Cet Alger orléaniste a son sanctuaire secret et, je crois bien, ignoré de la plupart des Algériens, dans un recoin de ce jardin Marengo, où, de loin en loin, j’aime à revenir m’accouder au balcon des souvenirs. On le trouve tout en haut, au milieu d’une terrasse plantée d’arbres, qui domine les méandres de la Rampe Vallée. Ce bosquet s’appelait autrefois le Jardin Amélie ; il était dédié à la vertueuse et très aristocratique épouse du roi Louis-Philippe. Et on y voit encore un kiosque de style mauresque entièrement revêtu d’azulejos, qui fut élevé, parait-il, lui aussi, par le fameux colonel, donateur de la colonne « à la gloire des braves de la jeune et de la vieille armée. » C’est une copie d’un monument funéraire plus ancien, qu’on dut raser lors de la construction de l’enceinte française de la ville. Au centre de l’édicule, sur un fût de colonne qui est encore en place, se drossait un buste du Duc d’Orléans, prince royal. Je ne sais rien de plus émouvant que cette colonne tronquée et veuve de son buste, ce coin de jardin abandonné, où le rappel de grandes choses qu’on oublie se mêle à celui d’une jeune et charmante destinée si lamentablement brisée.

Ces premiers vestiges de la conquête française devraient avoir pour nous la signification et le prix d’une relique de famille. Et pourtant, à voir ce que les conquérants ont fait de l’Alger barbaresque, on se prend à regretter leur zèle de constructeurs et leur cruauté de démolisseurs. Ce sont eux qui ont commencé à saccager la ville blanche dépeinte par Fromentin, la ville aux fontaines de marbre et de stuc, aux cent mosquées et aux quinze mille maisons, si pressées les unes contre les autre ; qu’elles ressemblaient « aux écailles d’une pomme de pin. » Cette ville des corsaires a été tellement éventrée et mutilée que le touriste rapide s’imagine qu’il n’en reste plus rien.
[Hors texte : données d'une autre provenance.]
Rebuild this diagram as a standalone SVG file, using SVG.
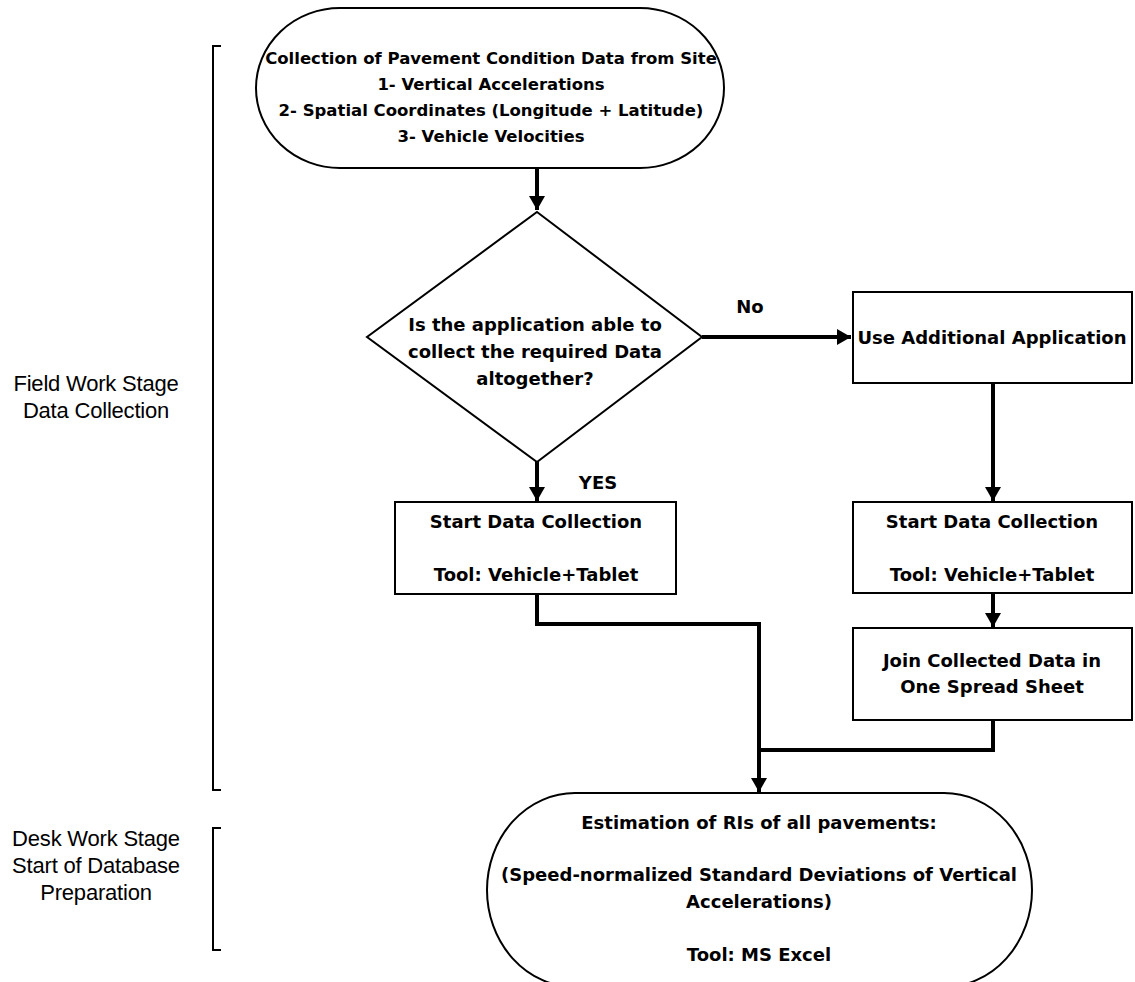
<svg xmlns="http://www.w3.org/2000/svg" width="1135" height="982" viewBox="0 0 1135 982">
<style>
.shape{fill:#fff;stroke:#000;stroke-width:2}
.conn{fill:none;stroke:#000;stroke-width:4}
.br{fill:none;stroke:#000;stroke-width:2}
.t{font-family:"DejaVu Sans",sans-serif;font-weight:bold;font-size:18px;fill:#000;text-anchor:middle}
.top{font-size:16.5px}
.lab{font-family:"Liberation Sans",Arial,sans-serif;font-size:22px;fill:#000;text-anchor:middle;letter-spacing:-0.2px}
</style>
<defs>
<marker id="ah" markerUnits="userSpaceOnUse" markerWidth="16" markerHeight="16" refX="14" refY="8" orient="auto">
<path d="M0,0 L14,8 L0,16 z" fill="#000"/>
</marker>
</defs>
<rect width="1135" height="982" fill="#fff"/>
<g id="brackets">
<path class="br" d="M221,46 H213 V790 H221"/>
<path class="br" d="M221,828 H213 V950 H221"/>
</g>
<g id="label-field">
<text class="lab" x="96" y="391">Field Work Stage</text>
<text class="lab" x="96" y="418">Data Collection</text>
</g>
<g id="label-desk">
<text class="lab" x="96" y="846">Desk Work Stage</text>
<text class="lab" x="96" y="873">Start of Database</text>
<text class="lab" x="96" y="900">Preparation</text>
</g>
<g id="connectors">
<path class="conn" d="M537,168 V210" marker-end="url(#ah)"/>
<path class="conn" d="M537,462 V501" marker-end="url(#ah)"/>
<path class="conn" d="M702,337 H851" marker-end="url(#ah)"/>
<path class="conn" d="M993,383 V501" marker-end="url(#ah)"/>
<path class="conn" d="M993,593 V627" marker-end="url(#ah)"/>
<path class="conn" d="M537,594 V624 H759 V792" marker-end="url(#ah)"/>
<path class="conn" d="M993,720 V750 H759"/>
<text class="t" x="750" y="313">No</text>
<text class="t" x="598" y="489">YES</text>
</g>
<g id="start">
<rect class="shape" x="256" y="8" width="468" height="160" rx="84" ry="80"/>
<text class="t top" x="491" y="64">Collection of Pavement Condition Data from Site</text>
<text class="t top" x="491" y="90">1- Vertical Accelerations</text>
<text class="t top" x="491" y="116">2- Spatial Coordinates (Longitude + Latitude)</text>
<text class="t top" x="491" y="142">3- Vehicle Velocities</text>
</g>
<g id="decision">
<polygon class="shape" points="537,212 702,337 537,462 367,337"/>
<text class="t" x="535" y="331">Is the application able to</text>
<text class="t" x="535" y="358">collect the required Data</text>
<text class="t" x="535" y="385">altogether?</text>
</g>
<g id="additional">
<rect class="shape" x="853" y="292" width="279" height="91"/>
<text class="t" x="992" y="344">Use Additional Application</text>
</g>
<g id="start-left">
<rect class="shape" x="395" y="502" width="281" height="92"/>
<text class="t" x="536" y="528">Start Data Collection</text>
<text class="t" x="536" y="581">Tool: Vehicle+Tablet</text>
</g>
<g id="start-right">
<rect class="shape" x="853" y="502" width="279" height="91"/>
<text class="t" x="992" y="528">Start Data Collection</text>
<text class="t" x="992" y="581">Tool: Vehicle+Tablet</text>
</g>
<g id="join">
<rect class="shape" x="853" y="628" width="279" height="92"/>
<text class="t" x="992" y="667">Join Collected Data in</text>
<text class="t" x="992" y="693">One Spread Sheet</text>
</g>
<g id="estimation">
<rect class="shape" x="487" y="793" width="545" height="194" rx="88" ry="97"/>
<text class="t" x="759" y="829">Estimation of RIs of all pavements:</text>
<text class="t" x="759" y="881">(Speed-normalized Standard Deviations of Vertical</text>
<text class="t" x="759" y="908">Accelerations)</text>
<text class="t" x="759" y="961">Tool: MS Excel</text>
</g>
</svg>
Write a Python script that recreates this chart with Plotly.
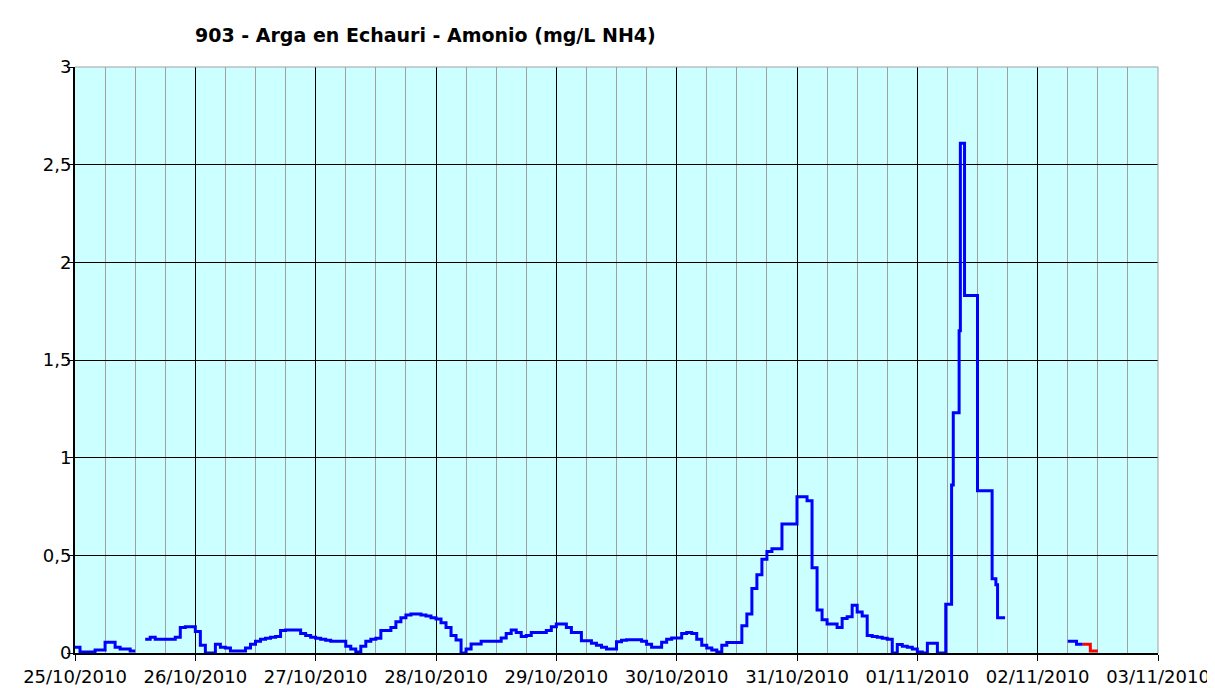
import pandas as pd
import plotly.graph_objects as go

# Amonio (mg/L NH4), valores horarios desde el 25/10/2010 00:00
nh4_25 = [0.03, 0.005, 0.005, 0.005, 0.015, 0.015, 0.055, 0.055, 0.03, 0.02, 0.02, 0.01,
          0.01, None, 0.07, 0.08, 0.07, 0.07, 0.07, 0.07, 0.08, 0.13, 0.135, 0.135]
nh4_26 = [0.11, 0.04, 0.0, 0.0, 0.045, 0.03, 0.025, 0.01, 0.01, 0.01, 0.025, 0.045,
          0.06, 0.07, 0.075, 0.08, 0.085, 0.115, 0.118, 0.118, 0.118, 0.1, 0.09, 0.08]
nh4_27 = [0.075, 0.07, 0.065, 0.06, 0.06, 0.06, 0.035, 0.02, 0.005, 0.035, 0.06, 0.07,
          0.075, 0.115, 0.115, 0.13, 0.16, 0.18, 0.195, 0.2, 0.2, 0.195, 0.19, 0.18]
nh4_28 = [0.174, 0.155, 0.13, 0.09, 0.067, 0.0, 0.02, 0.046, 0.046, 0.06, 0.06, 0.06,
          0.06, 0.077, 0.1, 0.118, 0.105, 0.085, 0.09, 0.105, 0.105, 0.105, 0.115, 0.135]
nh4_29 = [0.148, 0.148, 0.13, 0.105, 0.105, 0.063, 0.063, 0.05, 0.04, 0.03, 0.02, 0.02,
          0.058, 0.065, 0.068, 0.068, 0.068, 0.06, 0.045, 0.03, 0.03, 0.055, 0.07, 0.077]
nh4_30 = [0.077, 0.1, 0.105, 0.1, 0.07, 0.04, 0.025, 0.015, 0.005, 0.04, 0.054, 0.054,
          0.054, 0.14, 0.2, 0.33, 0.4, 0.48, 0.52, 0.534, 0.534, 0.66, 0.66, 0.66]
nh4_31 = [0.8, 0.8, 0.78, 0.437, 0.22, 0.17, 0.148, 0.148, 0.13, 0.177, 0.185, 0.245,
          0.21, 0.19, 0.09, 0.085, 0.08, 0.075, 0.07, 0.0, 0.044, 0.035, 0.03, 0.02]
nh4_01 = [0.005, 0.0, 0.05, 0.05, 0.0, 0.0]

# pico del 01/11 (lecturas no horarias)
pico_horas = ["2010-11-01 05:40", "2010-11-01 06:50", "2010-11-01 07:10", "2010-11-01 08:20",
              "2010-11-01 08:35", "2010-11-01 09:25", "2010-11-01 12:00", "2010-11-01 14:55",
              "2010-11-01 15:40", "2010-11-01 16:00", "2010-11-01 17:30", "2010-11-01 18:00"]
pico_nh4 = [0.25, 0.86, 1.23, 1.65, 2.61, 1.83, 0.83, 0.38, 0.35, 0.18, 0.18, None]

tramo_horas = ["2010-11-02 06:00", "2010-11-02 07:45", "2010-11-02 09:00"]
tramo_nh4 = [0.06, 0.045, 0.045]

# datos provisionales (rojo)
rojo_horas = ["2010-11-02 09:00", "2010-11-02 10:30", "2010-11-02 12:00"]
rojo_nh4 = [0.045, 0.01, 0.01]

horario = nh4_25 + nh4_26 + nh4_27 + nh4_28 + nh4_29 + nh4_30 + nh4_31 + nh4_01
t_horario = list(pd.date_range("2010-10-25", periods=len(horario), freq="h"))
t_azul = t_horario + list(pd.to_datetime(pico_horas)) + list(pd.to_datetime(tramo_horas))
v_azul = horario + pico_nh4 + tramo_nh4

fig = go.Figure()
fig.add_trace(go.Scatter(x=t_azul, y=v_azul, mode="lines", line_shape="hv",
                         line=dict(color="#0000FF", width=3), connectgaps=False))
fig.add_trace(go.Scatter(x=pd.to_datetime(rojo_horas), y=rojo_nh4, mode="lines", line_shape="hv",
                         line=dict(color="#FF0000", width=3)))

# la pagina deja 8 px de margen en el body: figura algo menor para que quepa
fig.update_layout(
    width=1207, height=680,
    margin=dict(l=67, r=57, t=59, b=35),
    paper_bgcolor="white", plot_bgcolor="#CCFFFF",
    showlegend=False,
    separators=",.",
    font=dict(family="DejaVu Sans", size=18, color="black"),
    title=dict(text="<b>903 - Arga en Echauri - Amonio (mg/L NH4)</b>",
               x=187 / 1207, xanchor="left", xref="container",
               y=1 - 27 / 680, yanchor="middle", yref="container",
               font=dict(family="DejaVu Sans", size=19, color="black")),
)
fig.update_xaxes(
    type="date", range=["2010-10-25", "2010-11-03"],
    dtick=86400000, tick0="2010-10-25", tickformat="%d/%m/%Y",
    showgrid=True, gridcolor="black", gridwidth=1,
    minor=dict(dtick=6 * 3600000, showgrid=True, gridcolor="#A0A0A0", gridwidth=1),
    ticks="outside", ticklen=6, tickcolor="black", ticklabelstandoff=0,
    showline=True, linecolor="black", linewidth=2,
    zeroline=False, automargin=False,
)
fig.update_yaxes(
    range=[0, 3], dtick=0.5,
    showgrid=True, gridcolor="black", gridwidth=1,
    ticks="outside", ticklen=6, tickcolor="black", ticklabelstandoff=-8,
    showline=True, linecolor="black", linewidth=2,
    zeroline=False, automargin=False,
)
fig.add_shape(type="line", xref="paper", yref="paper", x0=0, x1=1, y0=1, y1=1,
              line=dict(color="#A0A0A0", width=1))
fig.add_shape(type="line", xref="paper", yref="paper", x0=1, x1=1, y0=0, y1=1,
              line=dict(color="#A0A0A0", width=1))

fig.write_html("out.html")
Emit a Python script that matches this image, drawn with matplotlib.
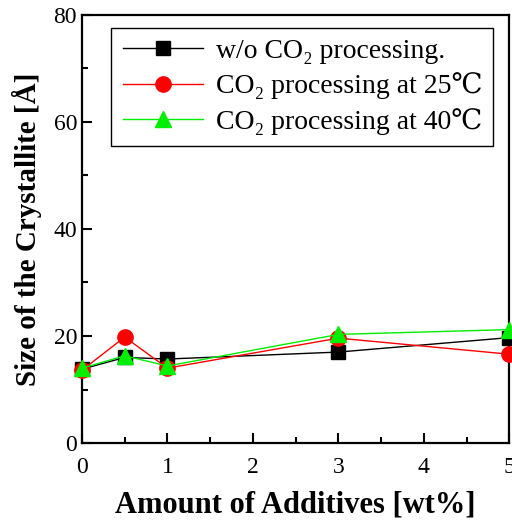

Dieu merci ! ce qui en subsiste est encore assez considérable, — et d’une couleur et d’un style assez uniques pour forcer l’attention et l’émerveillement du passant. Il suffit de chercher et de regarder : on est tout de suite récompensé de sa peine. Et je ne parle pas seulement des anciennes rues de la haute ville, mais du quartier de la vieille Préfecture, des palais qui bordent le boulevard de l’Amirauté et où l’on a logé des administrations militaires. La Casbah proprement dite, l’ancienne demeure du Dey, la forteresse d’où il dominait sa ville, a été brutalement coupée en deux tronçons, — le Génie l’a enfermée dans des murailles modernes qui en rompant l’ordonnance primitive, — et ou en a fait une caserne de zouaves. A l’intérieur, une mosquée d’un fort beau caractère, surmontée d’une coupole, ornée d’un mihrab et d’une colonnade de marbre blanc, est devenue la salle des fêtes et la salle de bal du Régiment. Dans le bâtiment principal, sur la dernière des galeries superposées qui entourent le patio, s’ouvre le fameux pavillon de l’Eventail, celui où le Dey Hussein frappa au visage le Consul de France ; ce qui fut la cause occasionnelle ou le prétexte de l’Expédition de 1830. Les boiseries peintes de ce lieu historique, d’ailleurs fort vermoulues, achèvent de se flétrir et de s’encrasser sous la poussière. Tout cela laisse une impression navrante non seulement d’abandon, d’ingratitude et d’oubli, mais d’inconsciente profanation. Cette casbah aurait dû être sauvée pieusement par les municipalités algériennes. On devrait la restaurer, la rétablir dans son plan primitif, et en faire le grand musée de tous les souvenirs algériens, où l’on verrait comme un résumé de l’histoire du pays, depuis les poteries puniques de Gouraya, en passant par les mosaïques, les statuettes et les statues romaines de Cherchell, les broderies, les cuivres, les céramiques mauresques, jusqu’à l’épée du maréchal Bugeaud.


Pour le centenaire qui s’approche, il faudra restaurer tout cela, le remettre en lumière et en valeur, reprendre aux administrations militaires les palais barbaresques, et notamment ceux de l’Amirauté, — je veux dire du quai de l’Amiral-Pierre, — et qui sont tout désignés pour être des musées d’art local. Cette commémoration ne saurait et ne doit avoir rien de blessant pour les indigènes. Non seulement, en 1830, nous avons fondé une grande chose, initié une œuvre immense, qui engloba une partie du continent africain, mais nous avons libéré les anciens habitants du pays d’une tyrannie et d’une barbarie abominables. Notre armée a été la grande ouvrière de cette libération, et, si elle a été sévère et souvent dure dans la répression, c’est qu’elle s’est trouvée en face d’adversaires dignes d’elle, aussi bien armés qu’elle, et qui se sont vaillamment défendus. Des deux côtés, les fils des vieux combattants peuvent se tendre une main loyale, — et tous les Africains d’aujourd’hui peuvent s’unir à nous pour saluer, dans cette date de 1830, la renaissance de l’Afrique du Nord, sa rentrée dans le grand courant de la civilisation occidentale.


LOUIS BERTRAND.

  1. Voir à ce sujet le si intéressant livre d’Emile Gautier : L’Algérie et la Métropole. Payot, éditeur.
  2. Sur la Conquête de l’Algérie, voyez la série des articles publiés dans la Revue, en 1885, 1887 et 1888 par Camille Rousset.